Problem description
Word for word, extract the first line of the records below and each line after it, up to and including the line with "right_ticks = [0, 1, 2, 3, 4, 5, 6, 7]". Pictures are left out.
───── Exercise data
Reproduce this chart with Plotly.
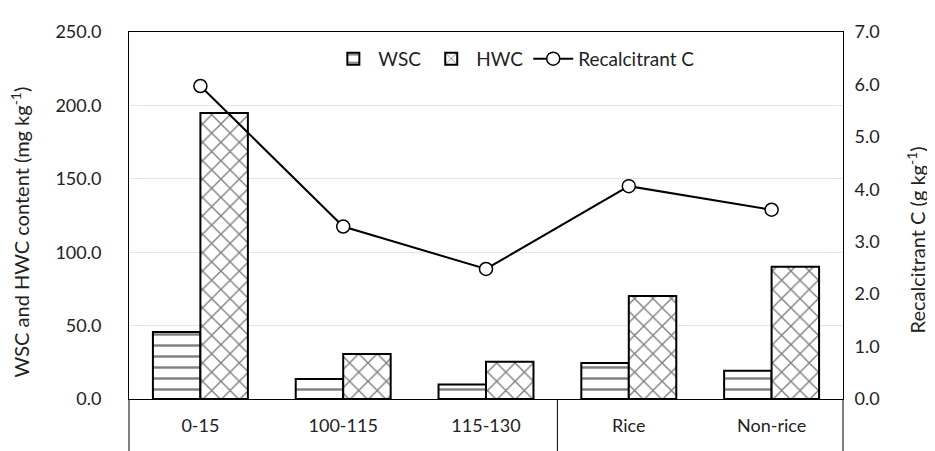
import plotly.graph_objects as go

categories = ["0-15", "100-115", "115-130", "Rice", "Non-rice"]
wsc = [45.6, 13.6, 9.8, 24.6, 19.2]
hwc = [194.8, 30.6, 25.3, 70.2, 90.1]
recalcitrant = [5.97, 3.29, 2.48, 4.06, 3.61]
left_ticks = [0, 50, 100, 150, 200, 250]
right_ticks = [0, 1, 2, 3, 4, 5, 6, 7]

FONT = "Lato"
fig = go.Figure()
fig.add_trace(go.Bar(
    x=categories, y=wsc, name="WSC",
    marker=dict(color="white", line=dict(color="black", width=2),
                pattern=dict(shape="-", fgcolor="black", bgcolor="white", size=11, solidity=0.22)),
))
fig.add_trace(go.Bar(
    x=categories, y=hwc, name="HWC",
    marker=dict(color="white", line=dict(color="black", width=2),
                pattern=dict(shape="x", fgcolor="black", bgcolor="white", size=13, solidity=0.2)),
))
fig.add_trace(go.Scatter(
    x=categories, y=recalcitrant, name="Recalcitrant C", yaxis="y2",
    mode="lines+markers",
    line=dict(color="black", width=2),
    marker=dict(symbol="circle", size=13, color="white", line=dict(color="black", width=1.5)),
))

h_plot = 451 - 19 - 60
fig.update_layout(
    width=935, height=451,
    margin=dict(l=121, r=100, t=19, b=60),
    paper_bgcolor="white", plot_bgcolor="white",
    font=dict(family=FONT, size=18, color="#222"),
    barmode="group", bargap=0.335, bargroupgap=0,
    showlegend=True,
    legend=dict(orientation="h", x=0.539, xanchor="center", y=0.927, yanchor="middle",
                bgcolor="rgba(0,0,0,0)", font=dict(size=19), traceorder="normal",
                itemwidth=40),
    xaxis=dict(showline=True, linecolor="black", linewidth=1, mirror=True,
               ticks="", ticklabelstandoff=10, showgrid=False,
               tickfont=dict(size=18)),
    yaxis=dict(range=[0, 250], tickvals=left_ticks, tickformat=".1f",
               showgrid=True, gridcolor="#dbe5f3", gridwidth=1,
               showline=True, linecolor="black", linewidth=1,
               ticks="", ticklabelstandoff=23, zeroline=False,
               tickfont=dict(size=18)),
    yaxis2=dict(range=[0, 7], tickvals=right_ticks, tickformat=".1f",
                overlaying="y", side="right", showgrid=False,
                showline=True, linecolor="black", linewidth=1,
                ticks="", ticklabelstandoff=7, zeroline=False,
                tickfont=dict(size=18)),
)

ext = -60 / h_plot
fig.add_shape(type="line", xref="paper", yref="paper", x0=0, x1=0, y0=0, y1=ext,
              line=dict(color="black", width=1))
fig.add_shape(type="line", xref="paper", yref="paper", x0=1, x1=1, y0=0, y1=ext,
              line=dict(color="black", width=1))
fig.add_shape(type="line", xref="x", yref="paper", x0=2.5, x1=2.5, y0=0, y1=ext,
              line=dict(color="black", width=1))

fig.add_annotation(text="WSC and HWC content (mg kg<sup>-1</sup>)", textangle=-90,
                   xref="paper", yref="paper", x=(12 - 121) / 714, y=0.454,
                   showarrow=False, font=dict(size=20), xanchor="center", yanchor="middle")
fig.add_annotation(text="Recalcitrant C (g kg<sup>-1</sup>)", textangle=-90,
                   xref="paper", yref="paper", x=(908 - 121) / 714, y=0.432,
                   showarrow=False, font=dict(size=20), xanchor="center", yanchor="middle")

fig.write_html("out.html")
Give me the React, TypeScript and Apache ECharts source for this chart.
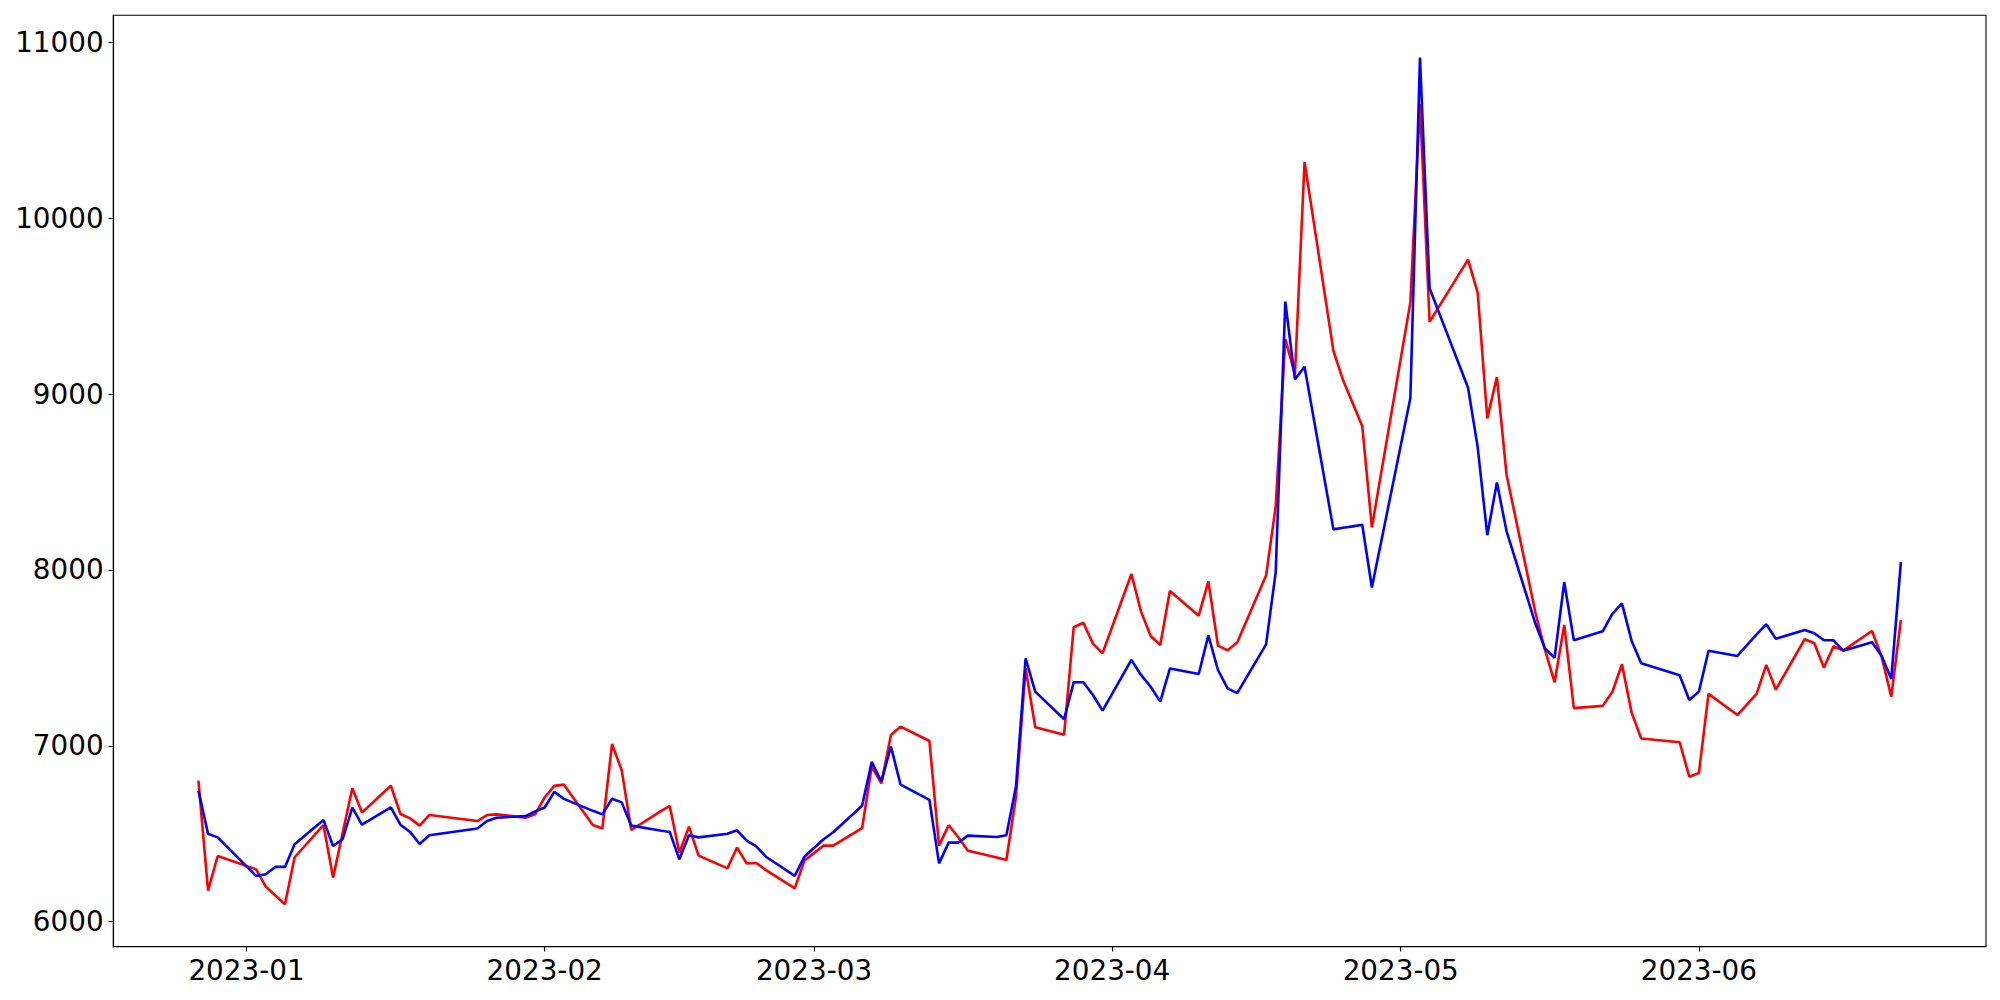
──────────
Exercise answer
Reproduce this chart with Plotly.
import plotly.graph_objects as go

categories = ["0-15", "100-115", "115-130", "Rice", "Non-rice"]
wsc = [45.6, 13.6, 9.8, 24.6, 19.2]
hwc = [194.8, 30.6, 25.3, 70.2, 90.1]
recalcitrant = [5.97, 3.29, 2.48, 4.06, 3.61]
left_ticks = [0, 50, 100, 150, 200, 250]
right_ticks = [0, 1, 2, 3, 4, 5, 6, 7]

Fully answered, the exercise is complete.